Giving your customers warm greetings and heart-felt thank you’s may be enough to make them remember you, and that puts you a step ahead.
Trust Your Gut
Ok, so you have a nice spot to set up, you’ve got all your items and displays ready. After the rush of getting it all together has passed, now what? You’ve got hours and hours to kill. If you’re lucky enough to have someone assist you (someone that you trust that is good company), it makes it easier to take bathroom and snack breaks.
As for me, I work alone. I guess I’m a control freak and if anything goes wrong I want it to be my fault. Sure I get busy, but I have the gift of gab to hold several peoples’ attention and I can keep the ball ever rolling toward the sale. One thing I know for sure it that TEN hours will go by in a flash, and it only feels like 3. I’ve worked 12 hour trunk shows, from 7 am to 7 pm, without skipping a beat. I know I’ve found my calling after working a 12 hour day and I still have energy after I get home and can’t wait to do it again tomorrow.
This feeling of fulfillment and gratitude gives me sustainable energy, but it wasn’t like that for me in other working conditions. I used to work for a huge corporate company that offered great pay and great benefits, but at the end of a mere 6 hour shift, I’d just want to collapse or go home and cry.

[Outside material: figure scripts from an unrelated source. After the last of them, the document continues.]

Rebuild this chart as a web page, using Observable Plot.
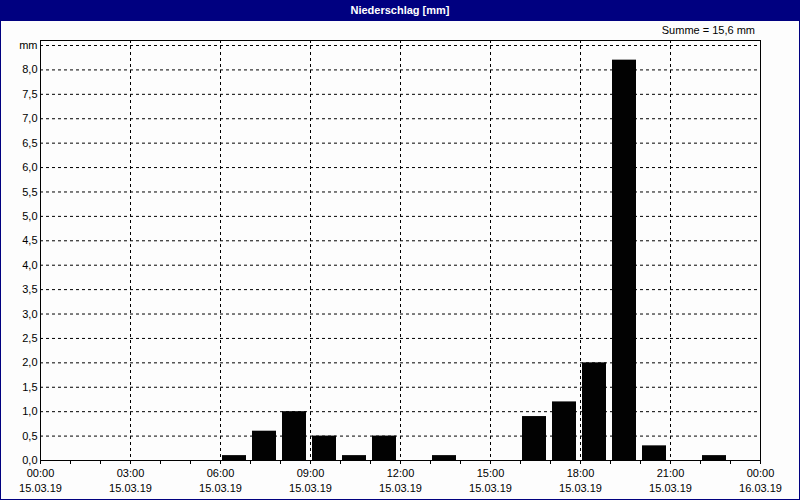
<!DOCTYPE html>
<html>
<head>
<meta charset="utf-8">
<script src="https://cdn.jsdelivr.net/npm/d3@7"></script>
<script src="https://cdn.jsdelivr.net/npm/@observablehq/plot@0.6"></script>
<style>
  html, body { margin: 0; padding: 0; background: #fff; }
  #wrap { position: relative; width: 800px; height: 500px; background: #fdfdfd; font-family: "Liberation Sans", Arial, sans-serif; overflow: hidden; }
  #title { position: absolute; left: 0; top: 0; width: 800px; height: 21px; background: #000080; color: #fff; font-weight: bold; font-size: 11px; line-height: 21px; text-align: center; }
  #sum { position: absolute; right: 45px; top: 24px; font-size: 11px; color: #000; }
  #chart { position: absolute; left: 0; top: 21px; }
  #border { position: absolute; left: 0; top: 0; width: 798px; height: 498px; border: 1px solid #000080; pointer-events: none; }
</style>
</head>
<body>
<div id="wrap">
  <div id="title">Niederschlag [mm]</div>
  <div id="sum">Summe = 15,6 mm</div>
  <div id="chart"></div>
  <div id="border"></div>
</div>
<script>
// hourly precipitation, 15.03.19 (hour of day start)
const hours = [0,1,2,3,4,5,6,7,8,9,10,11,12,13,14,15,16,17,18,19,20,21,22,23];
const values = [0,0,0,0,0,0,0.1,0.6,1.0,0.5,0.1,0.5,0,0.1,0,0,0.9,1.2,2.0,8.2,0.3,0,0.1,0];
const majorTicks = [0,3,6,9,12,15,18,21,24];
const timeLabels = ["00:00","03:00","06:00","09:00","12:00","15:00","18:00","21:00","00:00"];
const dateLabels = ["15.03.19","15.03.19","15.03.19","15.03.19","15.03.19","15.03.19","15.03.19","15.03.19","16.03.19"];
const yTicks = [0,0.5,1,1.5,2,2.5,3,3.5,4,4.5,5,5.5,6,6.5,7,7.5,8,8.5];
const unitLabel = "mm";

const data = hours.map((h, i) => ({h, v: values[i]}));
const fmtY = d => d === 8.5 ? unitLabel : d.toFixed(1).replace(".", ",");

const chart = Plot.plot({
  width: 800,
  height: 479,
  marginLeft: 40,
  marginRight: 40,
  marginTop: 19,
  marginBottom: 40,
  style: {fontFamily: "Liberation Sans, Arial, sans-serif", fontSize: "11px", background: "transparent", color: "#000"},
  x: {type: "linear", domain: [0, 24]},
  y: {domain: [0, 8.5], insetTop: 5},
  marks: [
    Plot.gridY(yTicks.filter(d => d > 0), {stroke: "#000", strokeOpacity: 1, strokeDasharray: "3,3"}),
    Plot.gridX(majorTicks.filter(d => d > 0 && d < 24), {stroke: "#000", strokeOpacity: 1, strokeDasharray: "3,3"}),
    Plot.rectY(data, {x1: "h", x2: d => d.h + 1, y: "v", fill: "#020202", insetLeft: 2, insetRight: 4}),
    Plot.frame({stroke: "#000", strokeWidth: 1}),
    Plot.axisY({ticks: yTicks, tickSize: 0, tickPadding: 3, tickFormat: fmtY, label: null}),
    Plot.axisX({ticks: d3.range(0, 25), tickSize: 4, tickFormat: () => "", label: null}),
    Plot.axisX({ticks: majorTicks, tickSize: 0, tickPadding: 9, tickFormat: d => timeLabels[majorTicks.indexOf(d)], label: null}),
    Plot.axisX({ticks: majorTicks, tickSize: 0, tickPadding: 24, tickFormat: d => dateLabels[majorTicks.indexOf(d)], label: null})
  ]
});
document.getElementById("chart").appendChild(chart);
</script>
</body>
</html>
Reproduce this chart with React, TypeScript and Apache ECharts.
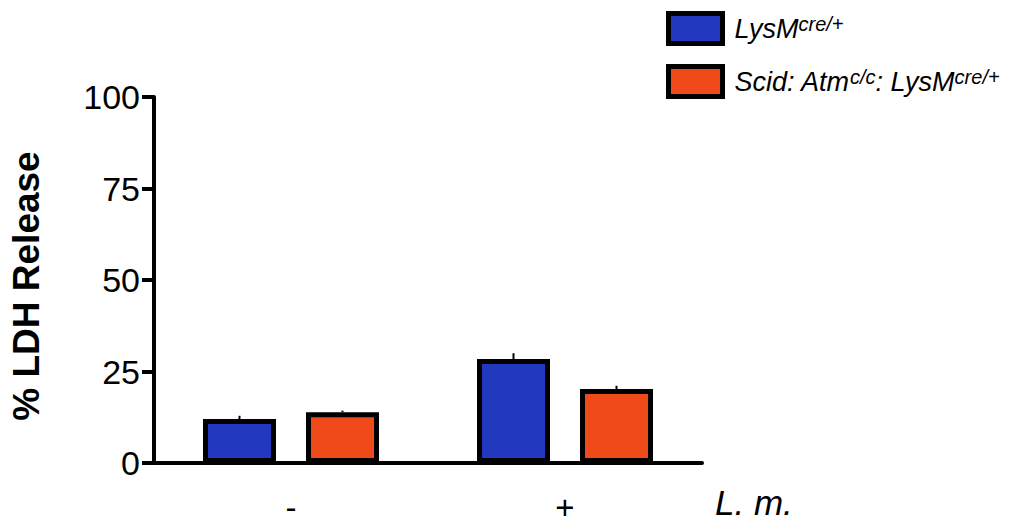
import React, { useEffect, useRef } from "react";
import * as echarts from "echarts";

const categories = ["-", "+"];
const seriesNames = ["LysMcre/+", "Scid: Atmc/c: LysMcre/+"];
const lysmValues = [12.0, 28.4];
const lysmErrTop = [12.9, 30.0];
const scidValues = [13.9, 20.2];
const scidErrTop = [14.3, 21.1];
const yTicks = [0, 25, 50, 75, 100];

const BAR_W = 73;
const BAR_GAP_PX = 30;
const FONT = "'Liberation Sans', Arial, Helvetica, sans-serif";

const legendRich: Record<string, string> = {
  "LysMcre/+": "{i|LysM}{s|cre/+}",
  "Scid: Atmc/c: LysMcre/+": "{i|Scid: Atm}{s|c/c}{i|: LysM}{s|cre/+}",
};

export default function App() {
  const ref = useRef<HTMLDivElement>(null);
  useEffect(() => {
    if (!ref.current) return;
    const chart = echarts.init(ref.current, undefined, { renderer: "svg" });
    const offset = (BAR_W + BAR_GAP_PX) / 2;
    const errSeries = (name: string, vals: number[], tops: number[], sign: number) => ({
      type: "custom",
      name: name + " err",
      z: 3,
      silent: true,
      encode: { x: 0, y: [1, 2] },
      data: vals.map((v, i) => [i, v, tops[i]]),
      renderItem: (params: any, api: any) => {
        const x = api.value(0);
        const p0 = api.coord([x, api.value(1)]);
        const p1 = api.coord([x, api.value(2)]);
        return {
          type: "line",
          shape: { x1: p0[0] + sign * offset, y1: p0[1], x2: p0[0] + sign * offset, y2: p1[1] },
          style: { stroke: "#000", lineWidth: 2 },
        };
      },
    });
    chart.setOption({
      animation: false,
      textStyle: { fontFamily: FONT },
      grid: { left: 153, right: 321, top: 97, bottom: 62 },
      legend: {
        orient: "vertical",
        left: 666,
        top: 11,
        padding: 0,
        icon: "rect",
        itemWidth: 54,
        itemHeight: 30,
        itemGap: 18,
        data: seriesNames,
        itemStyle: { borderColor: "#000", borderWidth: 5 },
        formatter: (n: string) => legendRich[n] || n,
        textStyle: {
          color: "#000",
          padding: [0, 0, 0, 7],
          rich: {
            i: { fontStyle: "italic", fontSize: 27, lineHeight: 30, verticalAlign: "middle", color: "#000", fontFamily: FONT },
            s: { fontStyle: "italic", fontSize: 20, lineHeight: 20, verticalAlign: "top", color: "#000", fontFamily: FONT },
          },
        },
      },
      xAxis: {
        type: "category",
        data: categories,
        name: "L. m.",
        nameLocation: "end",
        nameGap: 13,
        nameTextStyle: {
          fontStyle: "italic",
          fontSize: 35,
          color: "#000",
          verticalAlign: "top",
          align: "left",
          padding: [22, 0, 0, 0],
          fontFamily: FONT,
        },
        axisLine: { lineStyle: { color: "#000", width: 4 } },
        axisTick: { alignWithLabel: true, length: 12, lineStyle: { color: "#000", width: 4 } },
        axisLabel: { color: "#000", fontSize: 33, margin: 28, fontFamily: FONT },
      },
      yAxis: {
        type: "value",
        min: 0,
        max: 100,
        interval: 25,
        name: "% LDH Release",
        nameLocation: "middle",
        nameGap: 109,
        nameTextStyle: {
          fontSize: 37,
          fontWeight: "bold",
          color: "#000",
          fontFamily: FONT,
          padding: [0, 12, 0, 0],
        },
        axisLine: { show: true, lineStyle: { color: "#000", width: 4 } },
        axisTick: { show: true, length: 12, lineStyle: { color: "#000", width: 4 } },
        axisLabel: {
          color: "#000",
          fontSize: 34,
          margin: 14,
          fontFamily: FONT,
          formatter: (v: number) => (yTicks.includes(v) ? String(v) : ""),
        },
        splitLine: { show: false },
      },
      series: [
        {
          type: "bar",
          name: seriesNames[0],
          data: lysmValues,
          barWidth: BAR_W,
          barGap: (BAR_GAP_PX / BAR_W) * 100 + "%",
          itemStyle: { color: "#2138BF", borderColor: "#000", borderWidth: 5 },
          z: 2,
        },
        {
          type: "bar",
          name: seriesNames[1],
          data: scidValues,
          barWidth: BAR_W,
          barGap: (BAR_GAP_PX / BAR_W) * 100 + "%",
          itemStyle: { color: "#F04A1A", borderColor: "#000", borderWidth: 5 },
          z: 2,
        },
        errSeries(seriesNames[0], lysmValues, lysmErrTop, -1),
        errSeries(seriesNames[1], scidValues, scidErrTop, 1),
      ],
    });
    return () => chart.dispose();
  }, []);
  return (
    <div
      ref={ref}
      style={{ position: "fixed", left: 0, top: 0, width: 1023, height: 525, background: "#fff" }}
    />
  );
}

Not that the work was so hard, but it’s such a drain to do something you just don’t want to do. So while doing trunk shows, pay attention to what your body is telling you. Are you unbearably, inexplicable tired after only 3 hours? Are you cranky, irritable, and silently complaining about things? Take notice! That is your gut telling you that maybe this side of the business is not for you, and that’s okay. Maybe you just enjoy the designing, or the assembling, or the advertising. Learning to trust your gut feelings is the best guide you can have, and only then are you able to walk the path that was meant for you.
I hope my trunk show experiences help you to make wise, time-saving decisions about where to set up your display. If you’re in it to win it, you’ll move heaven and earth to make it happen, but it doesn’t happen overnight. If it does happen overnight, please leave the address of the venue in the comment section below. Just kidding! Happy trunk show!